According to the World Economic Forum’s Global Risks Report 2024, misinformation and disinformation have emerged as the most severe global risk over the next two years, and the fifth most severe over the next 10 years.

30–39-year-olds are the age group that are least concerned about it but it’s still a top three risk for them, whereas it comes only behind extreme weather for the top concern in 2024 for all age groups. There are also growing fears that the widespread use of misinformation and disinformation may undermine the legitimacy of newly elected governments and officials.

The report also suggests that the spread of mis- and disinformation could drive government-driven censorship, propaganda, and controls on the flow of information.

As billions of people head to the polls this year, how can people be sure that they are making an informed choice, that isn’t influenced by mis- and disinformation?

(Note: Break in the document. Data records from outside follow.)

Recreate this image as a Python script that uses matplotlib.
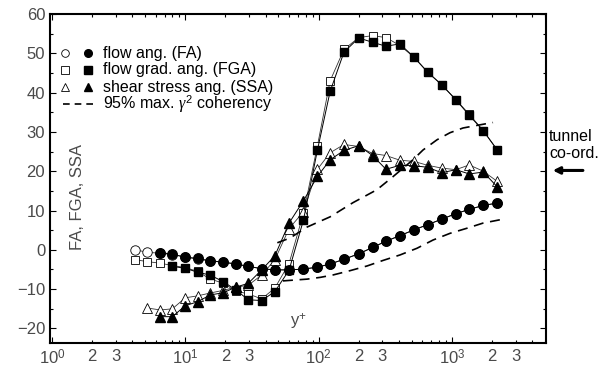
import numpy as np
import matplotlib
matplotlib.use("Agg")
import matplotlib.pyplot as plt

# 字体设置
plt.rcParams['font.family'] = ['Liberation Sans', 'DejaVu Sans']
plt.rcParams['mathtext.fontset'] = 'custom'
plt.rcParams['mathtext.rm'] = 'Liberation Sans'
plt.rcParams['mathtext.it'] = 'Liberation Serif:italic'

# 数据 (y+ 网格)
y_plus = [4.2, 5.2, 6.5, 8.0, 10, 12.4, 15.3, 19.3, 23.9, 29.7, 37.4, 47, 60, 77, 98,
          122, 155, 200, 254, 320, 407, 520, 658, 838, 1070, 1350, 1720, 2190]

# flow ang. (FA)
fa_open = [0.0, -0.6, -0.9, -1.2, -1.8, -2.3, -2.8, -3.2, -3.6, -4.2, -4.8, -5.1, -5.1, -4.9,
           -4.4, -3.6, -2.4, -1.0, 0.6, 2.2, 3.6, 5.1, 6.4, 7.8, 9.2, 10.3, 11.3, 11.9]
fa_fill = [-0.7, -1.1, -1.9, -2.2, -2.8, -3.1, -3.6, -4.2, -4.8, -5.1, -5.1, -4.9, -4.4,
           -3.6, -2.4, -1.0, 0.6, 2.2, 3.6, 5.1, 6.4, 7.8, 9.2, 10.3, 11.3, 11.9]

# flow grad. ang. (FGA)
fga_open = [-2.5, -3.0, -3.4, -4.0, -4.5, -5.5, -7.4, -8.5, -10.5, -11.2, -12.5, -9.7, -3.5,
            9.3, 26.5, 43.0, 51.0, 54.0, 54.5, 54.0, 52.0, 49.0, 45.2, 42.0, 38.2, 34.5, 30.3, 25.4]
fga_fill = [-4.2, -4.7, -5.7, -6.4, -8.1, -10.2, -12.7, -12.9, -10.6, -5.2, 7.6, 25.4, 40.3,
            50.3, 53.9, 52.8, 51.8, 52.4, 49.0, 45.2, 42.0, 38.2, 34.2, 30.3, 25.4]

# shear stress ang. (SSA)
ssa_open = [-14.8, -15.3, -15.0, -12.2, -11.7, -11.0, -10.3, -9.5, -9.0, -6.4, -2.5, 5.4, 9.7,
            20.5, 24.7, 26.8, 26.3, 24.5, 24.0, 22.8, 22.5, 21.5, 20.8, 20.4, 21.6, 20.0, 17.4]
ssa_fill = [-17.0, -17.0, -14.2, -13.2, -11.5, -10.9, -9.5, -8.5, -5.1, -1.5, 6.8, 12.5, 18.7,
            22.9, 25.3, 26.5, 24.0, 20.5, 21.5, 21.4, 21.0, 19.6, 20.4, 19.3, 19.8, 16.0]

# 95% max. gamma^2 coherency (两条虚线)
coh_hi_x = [49, 61, 82, 122, 181, 274, 361, 510, 607, 773, 968, 1212, 1622, 2034]
coh_hi_y = [1.8, 3.0, 5.8, 8.4, 12.0, 15.3, 18.6, 22.9, 25.4, 28.0, 29.8, 31.0, 31.8, 32.4]
coh_lo_x = [54, 82, 103, 128, 172, 231, 304, 408, 547, 722, 968, 1298, 1710, 2500]
coh_lo_y = [-7.9, -7.45, -7.0, -6.4, -5.3, -4.1, -2.7, -1.3, 0.4, 2.5, 4.2, 5.5, 6.8, 7.9]

fig = plt.figure(figsize=(6, 3.7), dpi=100)
ax = fig.add_axes([50 / 600, 27 / 370, 496 / 600, 329 / 370])

lc = 'black'
ms = 6.8
# 空心标记先画
ax.plot(y_plus, fa_open, '-o', color='#333', lw=0.6, ms=ms, mfc='white', mec='black', mew=0.6)
ax.plot(y_plus, fga_open, '-s', color='#333', lw=0.6, ms=ms - 0.6, mfc='white', mec='black', mew=0.6)
ax.plot(y_plus[1:], ssa_open, '-^', color='#333', lw=0.6, ms=ms, mfc='white', mec='black', mew=0.6)
# 实心标记
ax.plot(y_plus[2:], fa_fill, '-o', color=lc, lw=0.7, ms=ms, mfc='black', mec='black')
ax.plot(y_plus[3:], fga_fill, '-s', color=lc, lw=0.7, ms=ms - 0.6, mfc='black', mec='black')
ax.plot(y_plus[2:], ssa_fill, '-^', color=lc, lw=0.7, ms=ms, mfc='black', mec='black')
# 虚线
ax.plot(coh_hi_x, coh_hi_y, color='black', lw=1.2, linestyle=(0, (6, 4)))
ax.plot(coh_lo_x, coh_lo_y, color='black', lw=1.2, linestyle=(0, (6, 4)))

# 坐标轴
ax.set_xscale('log')
ax.set_xlim(0.966, 5080)
ax.set_ylim(-23.7, 60)
for s in ax.spines.values():
    s.set_linewidth(1.5)

tick_color = '#4a4a4a'
major = [1, 10, 100, 1000]
ax.set_xticks(major)
ax.set_xticklabels([r'$10^{%d}$' % i for i in range(4)])
minor = [m * d for d in major for m in range(2, 10) if m * d < 5080]
ax.set_xticks(minor, minor=True)
ax.set_xticklabels(['2' if str(int(v))[0] == '2' else ('3' if str(int(v))[0] == '3' else '')
                    for v in minor], minor=True)
ax.set_yticks(np.arange(-20, 61, 10))
ax.set_yticks(np.arange(-20, 61, 5), minor=True)
ax.tick_params(which='both', direction='in', top=True, right=True, labelsize=12,
               labelcolor=tick_color, width=0.8)
ax.tick_params(which='major', length=4)
ax.tick_params(which='minor', length=2.5)
ax.tick_params(axis='x', which='both', pad=4)

# 轴标签 (放在图内)
ax.text(0.056, 0.444, 'FA, FGA, SSA', rotation=90, transform=ax.transAxes,
        ha='center', va='center', fontsize=12, color=tick_color)
ax.text(0.5, 0.064, r'y$^{+}$', transform=ax.transAxes, ha='center', va='center',
        fontsize=12, color=tick_color)

# 图例 (手动)
rows = [0.881, 0.830, 0.778, 0.726]
labels = ['flow ang. (FA)', 'flow grad. ang. (FGA)', 'shear stress ang. (SSA)',
          r'95% max. $\gamma^2$ coherency']
for yy, mk in zip(rows[:3], ['o', 's', '^']):
    ax.plot([0.030], [yy], mk, ms=5.5, mfc='white', mec='black', mew=0.6,
            transform=ax.transAxes, clip_on=False)
    ax.plot([0.077], [yy], mk, ms=5.5, mfc='black', mec='black',
            transform=ax.transAxes, clip_on=False)
ax.plot([0.026, 0.095], [rows[3], rows[3]], color='black', lw=1.2, linestyle=(0, (4, 3)),
        transform=ax.transAxes)
for yy, lab in zip(rows, labels):
    ax.text(0.107, yy, lab, transform=ax.transAxes, va='center', fontsize=11.5)

# tunnel co-ord. 标注
ax.text(1.006, 0.602, 'tunnel\nco-ord.', transform=ax.transAxes, ha='left', va='center',
        fontsize=11.5, linespacing=1.1)
ax.annotate('', xy=(1.008, 20.2), xycoords=('axes fraction', 'data'),
            xytext=(1.08, 20.2), textcoords=('axes fraction', 'data'),
            arrowprops=dict(arrowstyle='-|>', lw=2.2, color='black', mutation_scale=10))

fig.savefig('out.png', dpi=100)
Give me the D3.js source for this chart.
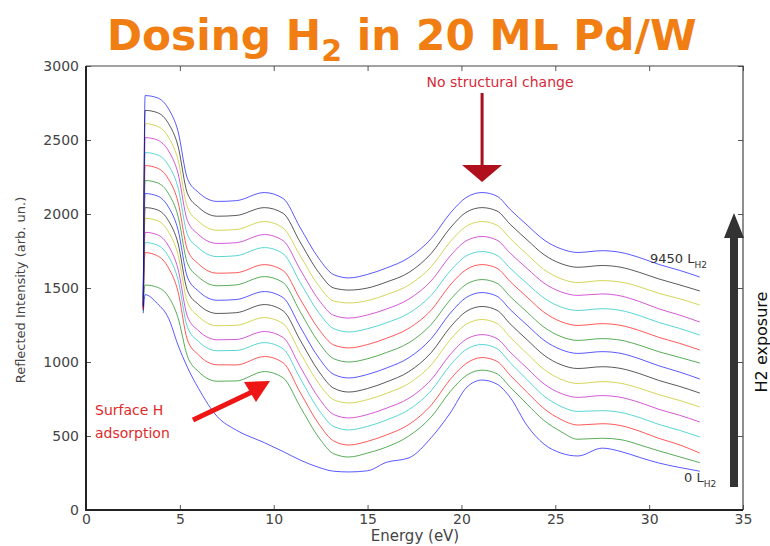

Although disinformation is often blamed for swaying elections – the research says something else.

The rule of five

If you’re trying to determine whether something you’ve read is fact or fiction, it’s good to not only double check, but triple check too. If a story is being shared by multiple reputable sources, the greater the likelihood that it is true.

We like to use the rule of five to ensure that you are accessing multiple sources and challenging your pre-existing biases.  Impartiality is important and confirmation bias is a potential issue that is very real.

Unless we actively seek out alternative sources of information, we are likely to see more of the information that we already align with, and therefore deepen our confirmation bias.

Any easy way to combat this is to find five sources from five perspectives to help you broaden your mind and think critically.

Ultimately, you cannot do this for everything you read, or everything that you’re told, but you should practice this skill before sharing information, especially on social media.

The more you practice it, the more relevant the skills become and the easier it gets to spot bias.